- _TO BE DONE_: Word for word, transcribe the lines below and drop the pictures.

::::

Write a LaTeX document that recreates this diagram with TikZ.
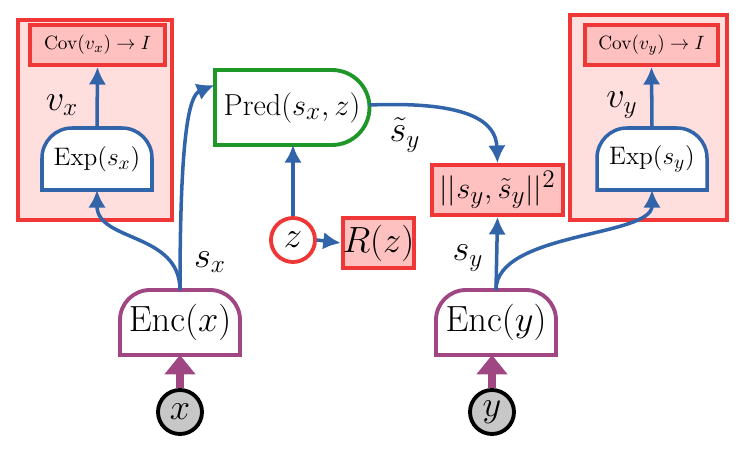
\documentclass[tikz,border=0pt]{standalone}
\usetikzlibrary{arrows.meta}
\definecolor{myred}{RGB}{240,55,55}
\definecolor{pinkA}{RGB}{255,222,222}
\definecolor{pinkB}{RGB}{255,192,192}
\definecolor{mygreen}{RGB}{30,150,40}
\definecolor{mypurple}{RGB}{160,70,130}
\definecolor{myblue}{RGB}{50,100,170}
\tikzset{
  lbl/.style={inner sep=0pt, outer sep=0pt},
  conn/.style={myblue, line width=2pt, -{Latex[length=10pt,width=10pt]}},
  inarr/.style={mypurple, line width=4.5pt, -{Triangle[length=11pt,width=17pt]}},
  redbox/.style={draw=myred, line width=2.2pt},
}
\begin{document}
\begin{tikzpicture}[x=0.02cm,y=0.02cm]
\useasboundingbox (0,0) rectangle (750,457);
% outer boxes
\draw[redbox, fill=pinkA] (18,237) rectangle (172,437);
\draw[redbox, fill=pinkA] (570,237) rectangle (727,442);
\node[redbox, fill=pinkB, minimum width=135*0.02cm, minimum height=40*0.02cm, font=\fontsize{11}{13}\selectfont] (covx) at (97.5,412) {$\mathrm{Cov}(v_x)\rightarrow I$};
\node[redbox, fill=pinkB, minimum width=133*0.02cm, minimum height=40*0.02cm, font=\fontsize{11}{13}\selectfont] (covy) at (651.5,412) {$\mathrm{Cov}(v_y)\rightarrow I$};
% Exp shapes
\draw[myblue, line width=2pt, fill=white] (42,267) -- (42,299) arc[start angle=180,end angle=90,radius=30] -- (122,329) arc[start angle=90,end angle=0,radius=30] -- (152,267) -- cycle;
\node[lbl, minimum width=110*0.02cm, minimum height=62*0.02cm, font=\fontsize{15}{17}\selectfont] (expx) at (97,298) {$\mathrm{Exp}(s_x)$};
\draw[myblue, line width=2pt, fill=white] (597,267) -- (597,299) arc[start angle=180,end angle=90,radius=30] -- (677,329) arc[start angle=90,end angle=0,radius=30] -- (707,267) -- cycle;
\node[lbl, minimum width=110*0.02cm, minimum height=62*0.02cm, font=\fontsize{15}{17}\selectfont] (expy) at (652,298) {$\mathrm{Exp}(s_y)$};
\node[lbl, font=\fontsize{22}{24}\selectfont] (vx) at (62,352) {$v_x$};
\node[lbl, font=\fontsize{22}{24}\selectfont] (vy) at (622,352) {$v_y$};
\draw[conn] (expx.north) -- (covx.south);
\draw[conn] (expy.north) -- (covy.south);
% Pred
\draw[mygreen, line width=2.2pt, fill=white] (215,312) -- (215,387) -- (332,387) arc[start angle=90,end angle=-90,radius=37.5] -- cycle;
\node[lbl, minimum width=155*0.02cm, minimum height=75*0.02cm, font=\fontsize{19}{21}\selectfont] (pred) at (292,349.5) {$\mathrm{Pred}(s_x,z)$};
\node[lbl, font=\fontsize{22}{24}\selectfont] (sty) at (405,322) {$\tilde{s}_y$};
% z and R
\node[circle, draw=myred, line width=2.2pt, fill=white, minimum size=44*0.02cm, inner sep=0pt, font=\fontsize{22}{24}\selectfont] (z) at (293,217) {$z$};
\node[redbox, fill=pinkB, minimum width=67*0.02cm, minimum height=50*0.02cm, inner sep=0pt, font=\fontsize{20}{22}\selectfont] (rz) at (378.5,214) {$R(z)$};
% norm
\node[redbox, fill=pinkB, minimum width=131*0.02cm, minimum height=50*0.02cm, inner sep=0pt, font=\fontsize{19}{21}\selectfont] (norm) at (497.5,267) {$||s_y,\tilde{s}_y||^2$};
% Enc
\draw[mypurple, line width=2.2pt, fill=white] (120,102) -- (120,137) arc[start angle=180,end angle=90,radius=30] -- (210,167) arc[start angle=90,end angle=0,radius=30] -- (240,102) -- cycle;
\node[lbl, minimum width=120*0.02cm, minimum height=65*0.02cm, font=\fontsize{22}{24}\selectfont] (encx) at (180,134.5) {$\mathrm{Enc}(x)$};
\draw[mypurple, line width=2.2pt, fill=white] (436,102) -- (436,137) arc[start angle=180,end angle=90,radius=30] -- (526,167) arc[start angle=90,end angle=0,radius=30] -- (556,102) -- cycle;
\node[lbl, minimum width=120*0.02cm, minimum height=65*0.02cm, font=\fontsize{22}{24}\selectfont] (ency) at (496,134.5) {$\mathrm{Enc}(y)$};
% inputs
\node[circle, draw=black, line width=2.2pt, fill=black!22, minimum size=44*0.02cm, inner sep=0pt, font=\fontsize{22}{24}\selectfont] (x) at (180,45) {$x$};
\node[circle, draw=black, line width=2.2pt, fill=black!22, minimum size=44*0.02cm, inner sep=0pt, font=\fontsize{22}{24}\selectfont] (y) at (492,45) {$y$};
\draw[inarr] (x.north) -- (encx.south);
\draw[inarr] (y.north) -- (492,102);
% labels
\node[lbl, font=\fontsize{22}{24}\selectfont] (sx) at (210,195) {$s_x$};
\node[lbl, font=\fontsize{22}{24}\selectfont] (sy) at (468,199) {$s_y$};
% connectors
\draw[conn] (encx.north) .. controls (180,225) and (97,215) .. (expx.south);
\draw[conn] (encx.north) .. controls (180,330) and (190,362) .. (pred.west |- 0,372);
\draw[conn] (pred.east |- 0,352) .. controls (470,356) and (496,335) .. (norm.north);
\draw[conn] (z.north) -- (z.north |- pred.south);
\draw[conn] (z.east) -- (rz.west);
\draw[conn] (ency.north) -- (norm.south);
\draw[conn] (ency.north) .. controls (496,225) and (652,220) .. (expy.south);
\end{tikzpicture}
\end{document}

::::

- _SOLUTION FOR THIS PROBLEM_:
Write a LaTeX document that recreates this diagram with TikZ.
\documentclass[tikz,border=0pt]{standalone}
\usetikzlibrary{arrows.meta}
\definecolor{myred}{RGB}{240,55,55}
\definecolor{pinkA}{RGB}{255,222,222}
\definecolor{pinkB}{RGB}{255,192,192}
\definecolor{mygreen}{RGB}{30,150,40}
\definecolor{mypurple}{RGB}{160,70,130}
\definecolor{myblue}{RGB}{50,100,170}
\tikzset{
  lbl/.style={inner sep=0pt, outer sep=0pt},
  conn/.style={myblue, line width=2pt, -{Latex[length=10pt,width=10pt]}},
  inarr/.style={mypurple, line width=4.5pt, -{Triangle[length=11pt,width=17pt]}},
  redbox/.style={draw=myred, line width=2.2pt},
}
\begin{document}
\begin{tikzpicture}[x=0.02cm,y=0.02cm]
\useasboundingbox (0,0) rectangle (750,457);
% outer boxes
\draw[redbox, fill=pinkA] (18,237) rectangle (172,437);
\draw[redbox, fill=pinkA] (570,237) rectangle (727,442);
\node[redbox, fill=pinkB, minimum width=135*0.02cm, minimum height=40*0.02cm, font=\fontsize{11}{13}\selectfont] (covx) at (97.5,412) {$\mathrm{Cov}(v_x)\rightarrow I$};
\node[redbox, fill=pinkB, minimum width=133*0.02cm, minimum height=40*0.02cm, font=\fontsize{11}{13}\selectfont] (covy) at (651.5,412) {$\mathrm{Cov}(v_y)\rightarrow I$};
% Exp shapes
\draw[myblue, line width=2pt, fill=white] (42,267) -- (42,299) arc[start angle=180,end angle=90,radius=30] -- (122,329) arc[start angle=90,end angle=0,radius=30] -- (152,267) -- cycle;
\node[lbl, minimum width=110*0.02cm, minimum height=62*0.02cm, font=\fontsize{15}{17}\selectfont] (expx) at (97,298) {$\mathrm{Exp}(s_x)$};
\draw[myblue, line width=2pt, fill=white] (597,267) -- (597,299) arc[start angle=180,end angle=90,radius=30] -- (677,329) arc[start angle=90,end angle=0,radius=30] -- (707,267) -- cycle;
\node[lbl, minimum width=110*0.02cm, minimum height=62*0.02cm, font=\fontsize{15}{17}\selectfont] (expy) at (652,298) {$\mathrm{Exp}(s_y)$};
\node[lbl, font=\fontsize{22}{24}\selectfont] (vx) at (62,352) {$v_x$};
\node[lbl, font=\fontsize{22}{24}\selectfont] (vy) at (622,352) {$v_y$};
\draw[conn] (expx.north) -- (covx.south);
\draw[conn] (expy.north) -- (covy.south);
% Pred
\draw[mygreen, line width=2.2pt, fill=white] (215,312) -- (215,387) -- (332,387) arc[start angle=90,end angle=-90,radius=37.5] -- cycle;
\node[lbl, minimum width=155*0.02cm, minimum height=75*0.02cm, font=\fontsize{19}{21}\selectfont] (pred) at (292,349.5) {$\mathrm{Pred}(s_x,z)$};
\node[lbl, font=\fontsize{22}{24}\selectfont] (sty) at (405,322) {$\tilde{s}_y$};
% z and R
\node[circle, draw=myred, line width=2.2pt, fill=white, minimum size=44*0.02cm, inner sep=0pt, font=\fontsize{22}{24}\selectfont] (z) at (293,217) {$z$};
\node[redbox, fill=pinkB, minimum width=67*0.02cm, minimum height=50*0.02cm, inner sep=0pt, font=\fontsize{20}{22}\selectfont] (rz) at (378.5,214) {$R(z)$};
% norm
\node[redbox, fill=pinkB, minimum width=131*0.02cm, minimum height=50*0.02cm, inner sep=0pt, font=\fontsize{19}{21}\selectfont] (norm) at (497.5,267) {$||s_y,\tilde{s}_y||^2$};
% Enc
\draw[mypurple, line width=2.2pt, fill=white] (120,102) -- (120,137) arc[start angle=180,end angle=90,radius=30] -- (210,167) arc[start angle=90,end angle=0,radius=30] -- (240,102) -- cycle;
\node[lbl, minimum width=120*0.02cm, minimum height=65*0.02cm, font=\fontsize{22}{24}\selectfont] (encx) at (180,134.5) {$\mathrm{Enc}(x)$};
\draw[mypurple, line width=2.2pt, fill=white] (436,102) -- (436,137) arc[start angle=180,end angle=90,radius=30] -- (526,167) arc[start angle=90,end angle=0,radius=30] -- (556,102) -- cycle;
\node[lbl, minimum width=120*0.02cm, minimum height=65*0.02cm, font=\fontsize{22}{24}\selectfont] (ency) at (496,134.5) {$\mathrm{Enc}(y)$};
% inputs
\node[circle, draw=black, line width=2.2pt, fill=black!22, minimum size=44*0.02cm, inner sep=0pt, font=\fontsize{22}{24}\selectfont] (x) at (180,45) {$x$};
\node[circle, draw=black, line width=2.2pt, fill=black!22, minimum size=44*0.02cm, inner sep=0pt, font=\fontsize{22}{24}\selectfont] (y) at (492,45) {$y$};
\draw[inarr] (x.north) -- (encx.south);
\draw[inarr] (y.north) -- (492,102);
% labels
\node[lbl, font=\fontsize{22}{24}\selectfont] (sx) at (210,195) {$s_x$};
\node[lbl, font=\fontsize{22}{24}\selectfont] (sy) at (468,199) {$s_y$};
% connectors
\draw[conn] (encx.north) .. controls (180,225) and (97,215) .. (expx.south);
\draw[conn] (encx.north) .. controls (180,330) and (190,362) .. (pred.west |- 0,372);
\draw[conn] (pred.east |- 0,352) .. controls (470,356) and (496,335) .. (norm.north);
\draw[conn] (z.north) -- (z.north |- pred.south);
\draw[conn] (z.east) -- (rz.west);
\draw[conn] (ency.north) -- (norm.south);
\draw[conn] (ency.north) .. controls (496,225) and (652,220) .. (expy.south);
\end{tikzpicture}
\end{document}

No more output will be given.